The United States prohibited travel to Spain, so the volunteers entered from France by crossing the Pyrenees. They came from all parts of the United States and represented all classes: doctors, lawyers, blue-collar workers, farmers, seamen, skilled laborers, miners, the unemployed, teachers, students, artists, and scientists. While almost two-thirds were Communist Party USA members, others came from the socialists, wobblies (members of the Industrial Workers of the World [IWW]), anarchists, and independents. Members of the American Socialist Party fought in a separate battalion called the Debs Column, named for the party’s founder, Eugene V. Debs. American followers of Leon Trotsky, the rival of Joseph Stalin, also fought in Spain but did not join the Abraham Lincoln Brigade sponsored by Stalin Comintern. Most joined the Partido Obrero Unificación Marxista (Workers’ Party of Marxist Unification [POUM]. One such American was Harry Milton, made famous in part by Eric Blair, better known by his nom de plume, George Orwell. Orwell recounts in his book Homage to Catalonia (1938) that Milton helped him when he was wounded fighting with the POUM. The POUM and the communist brigades fought each other as well as Franco’s troops.

The brigade was integrated a decade before the American Army was, and an African American communist labor organizer, Oliver Law, commanded the George Washington Battalion. Other commanders included Robert Hale Merriman, Martin Hourihan, Steve Nelson, Hans Amlie, and Milton Wolff.

Prominent Supporters

The United States, Great Britain, and France adopted nonintervention policies, which hurt the Republic more than Franco. American companies such as General Motors and Texaco provided Franco with supplies. The Republican cause was supported by prominent American celebrities, including Albert Einstein, Dorothy Parker, Gene Kelly, Helen Keller, A. Philip Randolph, Dashiell Hammett, Lillian Hellman, and Gypsy Rose Lee. Reports in the press and journals by eminent authors such as Ernest Hemmingway, Hellman, Herbert Matthews, and Martha Gellhorn favored the Republican cause and helped gain sympathy for the group in the United States.

Impact

The Spanish Civil War was one of the last major international events in Europe before the outbreak of World War II. It set the stage for the struggle between the ideological forces that faced off in that struggle: Marxism and Western democracy on one side and fascism on the other.
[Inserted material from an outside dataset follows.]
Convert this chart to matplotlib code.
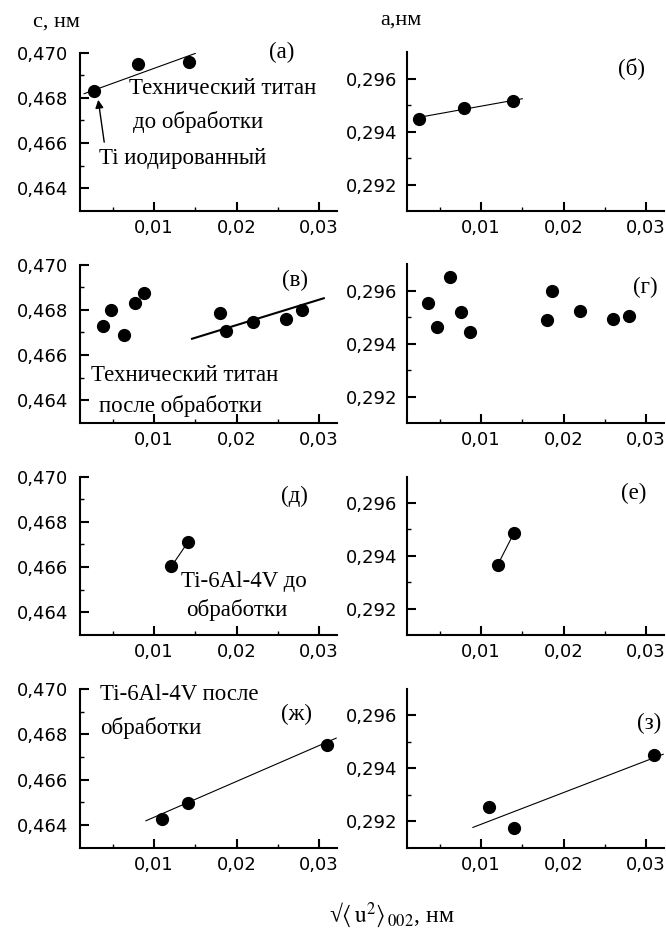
import matplotlib.pyplot as plt
from matplotlib.ticker import FixedLocator, FuncFormatter

plt.rcParams['font.family'] = ['DejaVu Sans']
plt.rcParams['mathtext.fontset'] = 'stix'

SERIF = ['Liberation Serif', 'DejaVu Serif']

# --- data ---
# (а) c, технический титан до обработки
a_x = [0.0027, 0.0080, 0.0142]
a_y = [0.4683, 0.4695, 0.4696]
a_fit_x = [0.0015, 0.0150]
a_fit_y = [0.46818, 0.46996]

# (б) a, технический титан до обработки
b_x = [0.0025, 0.0079, 0.0139]
b_y = [0.29448, 0.29489, 0.29517]
b_fit_x = [0.0020, 0.0150]
b_fit_y = [0.29452, 0.29525]

# (в) c, технический титан после обработки
v_x = [0.0038, 0.0048, 0.0064, 0.0077, 0.0088, 0.0180, 0.0187, 0.0220, 0.0260, 0.0280]
v_y = [0.46728, 0.46797, 0.46687, 0.46831, 0.46873, 0.46787, 0.46706, 0.46747, 0.46760, 0.46801]
v_fit_x = [0.0146, 0.0306]
v_fit_y = [0.46672, 0.46851]

# (г) a, технический титан после обработки
g_x = [0.0036, 0.0046, 0.0062, 0.0076, 0.0087, 0.0180, 0.0186, 0.0220, 0.0260, 0.0280]
g_y = [0.29553, 0.29464, 0.29653, 0.29520, 0.29444, 0.29490, 0.29601, 0.29524, 0.29495, 0.29505]

# (д) c, Ti-6Al-4V до обработки
d_x = [0.0121, 0.0141]
d_y = [0.46603, 0.46710]

# (е) a, Ti-6Al-4V до обработки
e_x = [0.0120, 0.0140]
e_y = [0.29365, 0.29487]

# (ж) c, Ti-6Al-4V после обработки
zh_x = [0.0110, 0.0141, 0.0310]
zh_y = [0.46425, 0.46496, 0.46751]
zh_fit_x = [0.0090, 0.0321]
zh_fit_y = [0.46418, 0.46783]

# (з) a, Ti-6Al-4V после обработки
z_x = [0.0110, 0.0140, 0.0310]
z_y = [0.29253, 0.29174, 0.29451]
z_fit_x = [0.0090, 0.0321]
z_fit_y = [0.29176, 0.29453]

x_major = [0.01, 0.02, 0.03]
x_minor = [0.005, 0.015, 0.025]
c_major = [0.464, 0.466, 0.468, 0.470]
c_minor = [0.465, 0.467, 0.469]
a_major = [0.292, 0.294, 0.296]
a_minor = [0.293, 0.295]

W, H = 666, 933
fig = plt.figure(figsize=(W / 100, H / 100), dpi=100)

bottoms = [211, 423, 635, 847.5]  # px from top of the lower spine


def make_ax(col, row):
    left = 80 if col == 0 else 407
    width = 257
    hgt = 158.5
    ax = fig.add_axes([left / W, (H - bottoms[row]) / H, width / W, hgt / H])
    ax.set_xlim(0.001, 0.0322)
    if col == 0:
        ax.set_ylim(0.463, 0.470)
        ax.yaxis.set_major_locator(FixedLocator(c_major))
        ax.yaxis.set_minor_locator(FixedLocator(c_minor))
        ypad = 8.5
    else:
        ax.set_ylim(0.291, 0.297)
        ax.yaxis.set_major_locator(FixedLocator(a_major))
        ax.yaxis.set_minor_locator(FixedLocator(a_minor))
        ypad = 7
    ax.xaxis.set_major_locator(FixedLocator(x_major))
    ax.xaxis.set_minor_locator(FixedLocator(x_minor))
    ax.xaxis.set_major_formatter(FuncFormatter(lambda v, p: f'{v:.2f}'.replace('.', ',')))
    ax.yaxis.set_major_formatter(FuncFormatter(lambda v, p: f'{v:.3f}'.replace('.', ',')))
    for s in ['top', 'right']:
        ax.spines[s].set_visible(False)
    for s in ['left', 'bottom']:
        ax.spines[s].set_linewidth(1.5)
    ax.tick_params(which='major', direction='in', length=6.5, width=1.5, labelsize=13)
    ax.tick_params(which='minor', direction='in', length=3, width=1.0)
    ax.tick_params(axis='y', which='major', pad=ypad)
    ax.tick_params(axis='x', which='major', pad=6)
    return ax


def dots(ax, x, y):
    ax.plot(x, y, 'o', color='black', ms=8.5, clip_on=False, zorder=3)


def fit(ax, x, y, lw=0.8):
    ax.plot(x, y, '-', color='black', lw=lw, zorder=2)


def label(ax, x, y, s, ha='center'):
    ax.text(x, y, s, ha=ha, va='center', fontsize=16.5, family=SERIF)


# (а)
ax = make_ax(0, 0)
fit(ax, a_fit_x, a_fit_y)
dots(ax, a_x, a_y)
label(ax, 0.0255, 0.4700, '(а)')
label(ax, 0.0069, 0.4684, 'Технический титан', ha='left')
label(ax, 0.00745, 0.46693, 'до обработки', ha='left')
label(ax, 0.0033, 0.46533, 'Ti иодированный', ha='left')
ax.annotate('', xy=(0.00321, 0.46791), xytext=(0.00394, 0.46604),
            arrowprops=dict(arrowstyle='-|>', color='black', lw=1.0,
                            mutation_scale=12, shrinkA=0, shrinkB=0))

# (б)
ax = make_ax(1, 0)
fit(ax, b_fit_x, b_fit_y)
dots(ax, b_x, b_y)
label(ax, 0.0282, 0.29642, '(б)')

# (в)
ax = make_ax(0, 1)
fit(ax, v_fit_x, v_fit_y, lw=1.5)
dots(ax, v_x, v_y)
label(ax, 0.0271, 0.46929, '(в)')
label(ax, 0.00236, 0.4651, 'Технический титан', ha='left')
label(ax, 0.00333, 0.46377, 'после обработки', ha='left')

# (г)
ax = make_ax(1, 1)
dots(ax, g_x, g_y)
label(ax, 0.0299, 0.29614, '(г)')

# (д)
ax = make_ax(0, 2)
ax.plot(d_x, d_y, '-', color='black', lw=0.8)
dots(ax, d_x, d_y)
label(ax, 0.0270, 0.4691, '(д)')
label(ax, 0.01327, 0.46535, 'Ti-6Al-4V до', ha='left')
label(ax, 0.01388, 0.46411, 'обработки', ha='left')

# (е)
ax = make_ax(1, 2)
ax.plot(e_x, e_y, '-', color='black', lw=0.8)
dots(ax, e_x, e_y)
label(ax, 0.0285, 0.29637, '(е)')

# (ж)
ax = make_ax(0, 3)
fit(ax, zh_fit_x, zh_fit_y)
dots(ax, zh_x, zh_y)
label(ax, 0.0273, 0.46886, '(ж)')
label(ax, 0.00345, 0.46975, 'Ti-6Al-4V после', ha='left')
label(ax, 0.00345, 0.46829, 'обработки', ha='left')

# (з)
ax = make_ax(1, 3)
fit(ax, z_fit_x, z_fit_y)
dots(ax, z_x, z_y)
label(ax, 0.0304, 0.29571, '(з)')

fig.text(33 / W, 1 - 22 / H, 'c, нм', ha='left', va='center', fontsize=16, family=SERIF)
fig.text(380 / W, 1 - 20 / H, 'a,нм', ha='left', va='center', fontsize=16, family=SERIF)
fig.text(392 / W, 1 - 915 / H, r'√$\langle\,\mathrm{u}^2\rangle_{\,002}$, нм',
         ha='center', va='center', fontsize=17, family=SERIF)

fig.savefig('out.png', dpi=100)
Most North Americans favored the Republic, although the United States and Canada were officially neutral and recognized Franco when he took Madrid.
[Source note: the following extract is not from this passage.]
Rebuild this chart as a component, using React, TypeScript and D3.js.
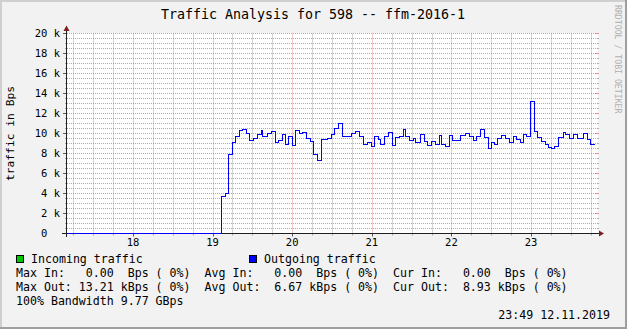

Those who fought in the war on the Republican side, and even some of those who just supported it, were branded as procommunist, and many were stigmatized during the Cold War era that followed World War II. However, for many North Americans the Republicans’ struggle was celebrated as a valiant fight against fascism.

Bibliography

Carroll, Peter N., and James D. Fernandez, eds. Facing Fascism: New York and the Spanish Civil War. New York: New York University Press, 2007. Collection of essays about New York City institutions and people that responded to the Spanish Civil War. Includes photographs and bibliography.

‗‗‗‗‗‗‗. The Odyssey of the Abraham Lincoln Brigade: Americans in the Spanish Civil War. Stanford, Calif.: Stanford University Press, 1994. History of American involvement in the war by a leading liberal historian.

Collum, Danny Duncan. African Americans in the Spanish Civil War. New York: G. K. Hall, 1992. Account of African American volunteers in the Abraham Lincoln Brigade.

Nelson, Cary. The Aura of the Cause. Waltham, Mass.: Abraham Lincoln Brigade Archives, 1997. Photograph album of American volunteers in the war.

Stephens, D. P. A Memoir of the Spanish Civil War: An Armenian-Canadian in the Lincoln Battalion. St. Johns, Nfld.: Canadian Committee on Labour History, 2000. Memoir of a Canadian communist about his service in the war. Includes a bibliography.

Yates, James. Mississippi to Madrid: Memoir of a Black American in the Abraham Lincoln Brigade. Seattle: Open Hand, 1989. Account of a Mississippi sharecropper turned labor organizer who fought in the war. Describes other African Americans involved in the struggle, including Law, Paul Robeson, and Langston Hughes.